What are the WJEC A-Level Geography exam papers?
At AS, Changing Landscapes and Changing Places are assessed by written papers of data-response, structured and extended-response questions. At A2, Global Systems and Global Governance and Contemporary Themes and Fieldwork are each assessed by a written paper with structured and essay-style extended responses. The independent investigation is a non-examined assessment (coursework) based on the student's own fieldwork enquiry.
How much geographical skills work is in WJEC A-Level Geography?
A significant share of marks assess geographical and statistical skills. Expect map and photograph interpretation, drawing and reading graphs such as hydrographs, population pyramids and kite diagrams, and statistical tests such as Spearman's rank correlation, mean and standard deviation and the Mann-Whitney U test. These skills are assessed across the papers and are central to the independent investigation.
How is fieldwork assessed in WJEC A-Level Geography?
Fieldwork is assessed through the independent investigation, a non-examined assessment in which students plan and carry out their own enquiry following the route to enquiry. It is marked on the question and hypotheses, justified data collection and sampling, presentation, statistical analysis, evidence-based conclusions and a critical evaluation.
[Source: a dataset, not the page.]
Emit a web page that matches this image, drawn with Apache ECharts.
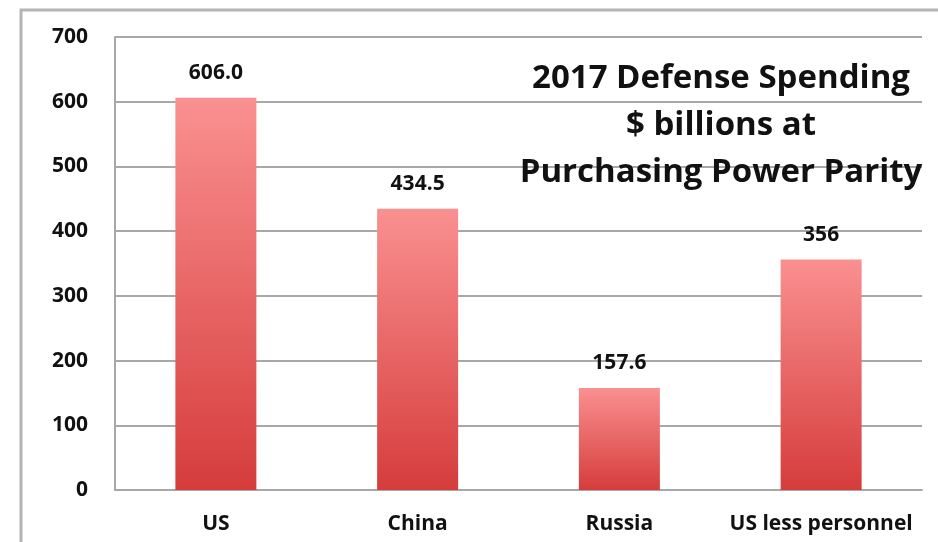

Fieldwork understanding can also appear in the written papers.
How should I structure my WJEC A-Level Geography revision?
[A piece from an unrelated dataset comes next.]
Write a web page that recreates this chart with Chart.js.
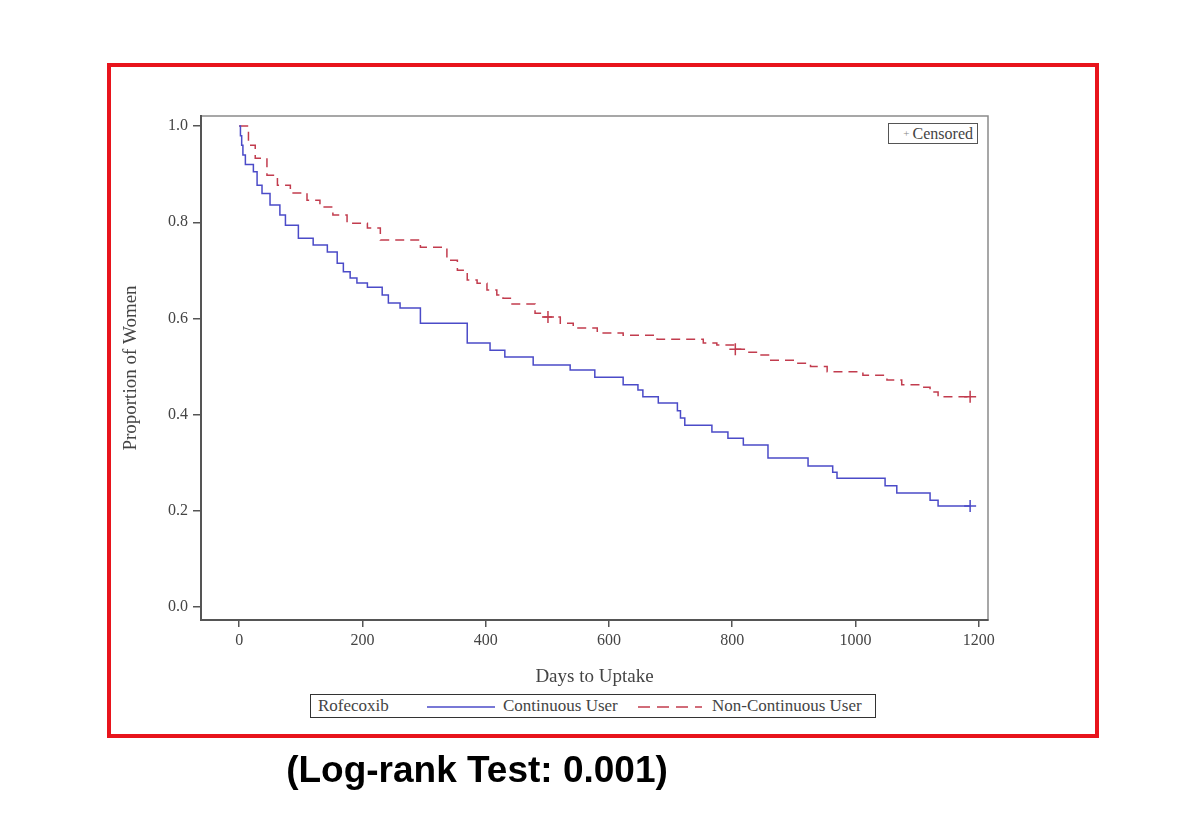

Work unit by unit against the specification statements, because questions are written directly from them. Geography rewards clear processes, balanced evaluation and located examples, so learn the systems and processes precisely, build a small bank of detailed Welsh and UK case studies (the Pembrokeshire coast, Snowdonia, Cardiff Bay, the south Wales valleys, Fairbourne), drill the skills and statistics, and rehearse extended evaluative answers and the synoptic links of the A2 units.
How does WJEC A-Level Geography compare to other exam boards?
All A-Level Geography specifications cover the same core regulated content, so physical systems, human geography, hazards and an independent investigation appear everywhere. WJEC's distinctive features are its unit structure of Changing Landscapes and Changing Places at AS and Global Systems and Global Governance and Contemporary Themes and Fieldwork at A2, and its use of Welsh case studies. Always revise from the current WJEC specification and WJEC past papers, because question style is board-specific.